Thursday, June 25, 2026

What Role Models Actually Do

Let me clear up a misconception.

Role models are not perfect. They are not saints. They are not people who have it all figured out.

Role models are people who keep trying. Who fall down and get back up. Who admit when they are wrong. Who apologize when they have hurt someone. Who show up even when they do not feel like it.

That is what your grandchildren need to see. Not perfection. Persistence.

They need to see you struggle and keep going. They need to see you fail and try again. They need to see you face hard things with dignity, not because it is easy, but because it is right.

That is how they learn resilience. Not from your sermons. From your scars.

I once knew a man, I will call him Frank, who lost his wife after fifty-seven years of marriage. He was devastated. He stopped coming to the centre. He stopped answering his phone. He stopped living.

And then one day, a volunteer called him. Not to fix him. Just to say, "We miss you. Your chair is empty."

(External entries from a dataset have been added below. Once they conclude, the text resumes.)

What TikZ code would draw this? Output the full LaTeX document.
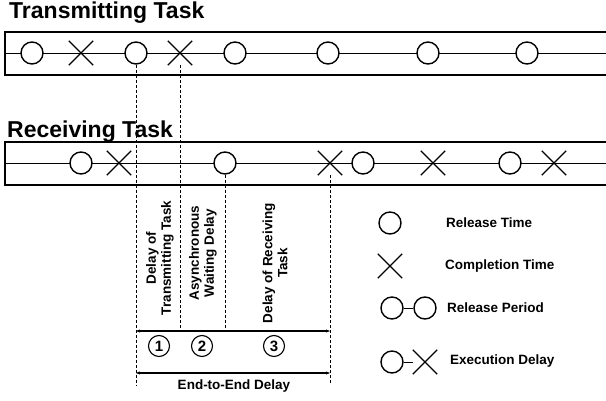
\documentclass[tikz,border=0pt]{standalone}
\usepackage{fontspec}
\setmainfont{Liberation Sans}
\usetikzlibrary{shapes.misc,arrows.meta}
\begin{document}
\begin{tikzpicture}[x=1pt,y=-1pt,
 rel/.style={circle,draw,fill=white,minimum size=22pt,inner sep=0pt,line width=1.4pt},
 cmp/.style={cross out,draw,minimum size=23pt,inner sep=0pt,line width=1.4pt},
 boxline/.style={line width=1.9pt},
 midline/.style={line width=0.8pt},
 guide/.style={line width=0.6pt,dash pattern=on 3pt off 2pt},
 ttl/.style={font=\fontsize{23}{27}\selectfont\bfseries,anchor=base west,inner sep=0pt},
 lbl/.style={font=\fontsize{13.5}{15}\selectfont\bfseries,inner sep=0pt},
 rot/.style={lbl,rotate=90,align=center},
 num/.style={circle,draw,line width=1.1pt,minimum size=21pt,inner sep=0pt,font=\fontsize{15}{17}\selectfont\bfseries},
 spanline/.style={line width=1.5pt,{Stealth[length=4pt,width=3pt]}-{Stealth[length=4pt,width=3pt]}}
]
\useasboundingbox (0,0) rectangle (606,401);

% Titles
\node[ttl] (ttx) at (9,19) {Transmitting Task};
\node[ttl] (trx) at (7,138) {Receiving Task};

% Transmitting box
\coordinate (txtl) at (5,32);
\coordinate (txtr) at (606,32);
\coordinate (txbl) at (5,75);
\coordinate (txbr) at (606,75);
\coordinate (txml) at (5,53);
\coordinate (txmr) at (606,53);
\draw[boxline] (txtr) -- (txtl) -- (txbl) -- (txbr);
\draw[midline] (txml) -- (txmr);

% Receiving box
\coordinate (rxtl) at (5,142);
\coordinate (rxtr) at (606,142);
\coordinate (rxbl) at (5,185);
\coordinate (rxbr) at (606,185);
\coordinate (rxml) at (5,163);
\coordinate (rxmr) at (606,163);
\draw[boxline] (rxtr) -- (rxtl) -- (rxbl) -- (rxbr);
\draw[midline] (rxml) -- (rxmr);

% Transmitting events
\node[rel] (t1) at (32,53) {};
\node[cmp] (t2) at (81,53) {};
\node[rel] (t3) at (136,53) {};
\node[cmp] (t4) at (180,53) {};
\node[rel] (t5) at (235,53) {};
\node[rel] (t6) at (328,53) {};
\node[rel] (t7) at (428,53) {};
\node[rel] (t8) at (527,53) {};

% Receiving events
\node[rel] (r1) at (81,163) {};
\node[cmp] (r2) at (119,163) {};
\node[rel] (r3) at (225,163) {};
\node[cmp] (r4) at (330,163) {};
\node[rel] (r5) at (363,163) {};
\node[cmp] (r6) at (433,163) {};
\node[rel] (r7) at (510,163) {};
\node[cmp] (r8) at (554,163) {};

% Guide lines
\coordinate (g1) at (136,385);
\coordinate (g2) at (180,331);
\coordinate (g3) at (225,331);
\coordinate (g4) at (330,385);
\draw[guide] (t3.south) -- (g1);
\draw[guide] (t4.south) -- (g2);
\draw[guide] (r3.south) -- (g3);
\draw[guide] (r4.south) -- (g4);

% Spans
\coordinate (s1a) at (136,331);
\coordinate (s1b) at (330,331);
\coordinate (s2a) at (136,373);
\coordinate (s2b) at (330,373);
\draw[spanline] (s1a) -- (s1b);
\draw[spanline] (s2a) -- (s2b);

% Rotated labels
\node[rot] (d1) at (160,258) {Delay of\\Transmitting Task};
\node[rot] (d2) at (203,253) {Asynchronous\\Waiting Delay};
\node[rot] (d3) at (275,263) {Delay of Receiving\\Task};

% Numbers
\node[num] (n1) at (159,346) {1};
\node[num] (n2) at (202,346) {2};
\node[num] (n3) at (274,346) {3};

\node[lbl] (e2e) at (234,386) {End-to-End Delay};

% Legend
\node[rel] (l1) at (390,223) {};
\node[lbl,anchor=west] (l1t) at (446,223) {Release Time};
\node[cmp] (l2) at (390,266) {};
\node[lbl,anchor=west] (l2t) at (445,266) {Completion Time};
\node[rel] (l3a) at (392,308) {};
\node[rel] (l3b) at (425,308) {};
\draw[midline] (l3a) -- (l3b);
\node[lbl,anchor=west] (l3t) at (447,308) {Release Period};
\node[rel] (l4a) at (392,362) {};
\node[cmp] (l4b) at (425,362) {};
\draw[midline] (l4a) -- (l4b);
\node[lbl,anchor=west] (l4t) at (450,361) {Execution Delay};
\end{tikzpicture}
\end{document}
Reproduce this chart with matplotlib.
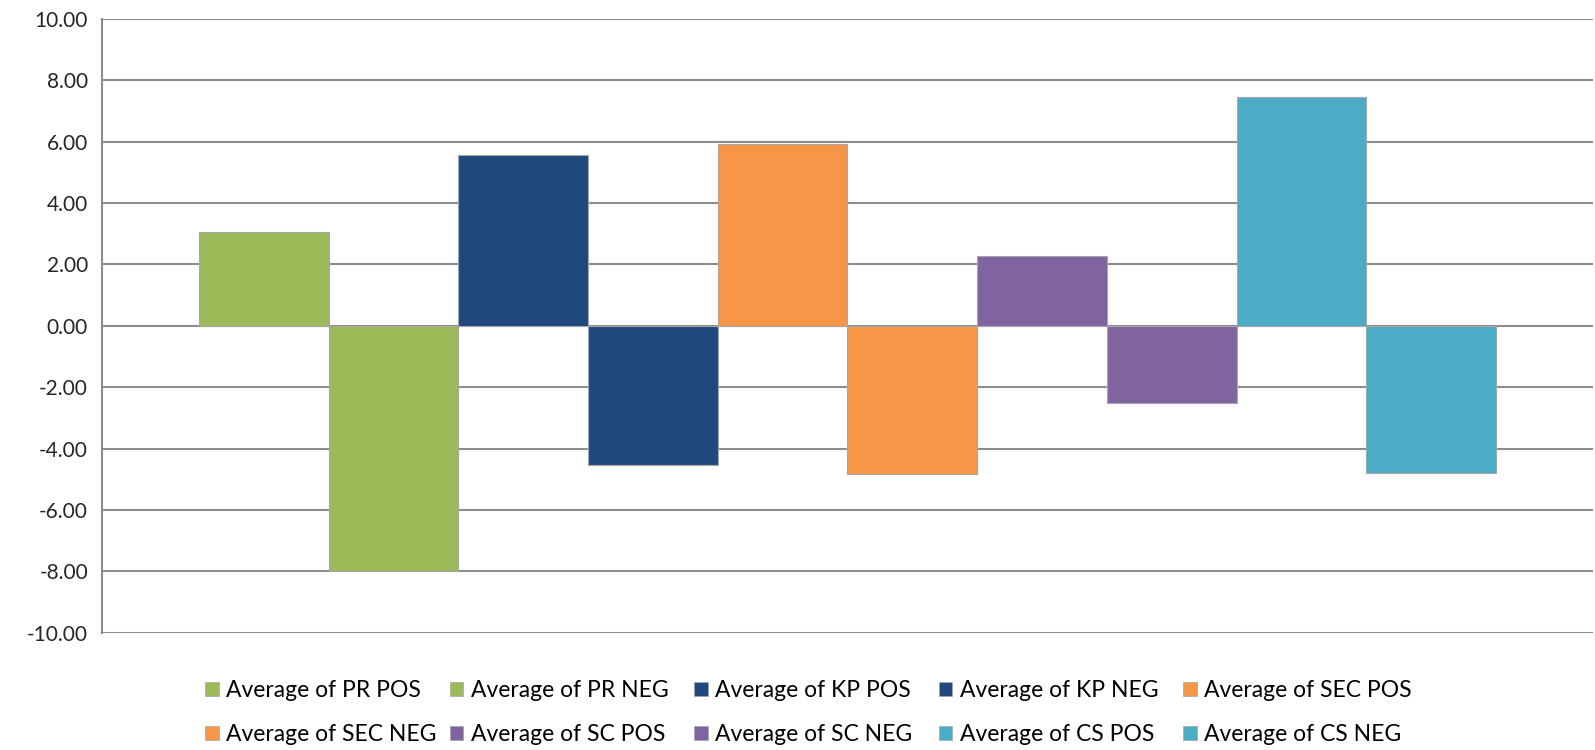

Frank came back. Not all at once. Slowly. Hesitantly. He sat in the back. He did not talk much. But he came.

Over time, he started talking. Then he started helping. Then he started greeting new members at the door. The same door he had been afraid to walk through himself.

Frank never gave a speech about resilience. He never wrote a book about grief. He just showed up. And every person who watched him come back learned something that no lecture could teach.

That is what a role model does. Not teach. Show.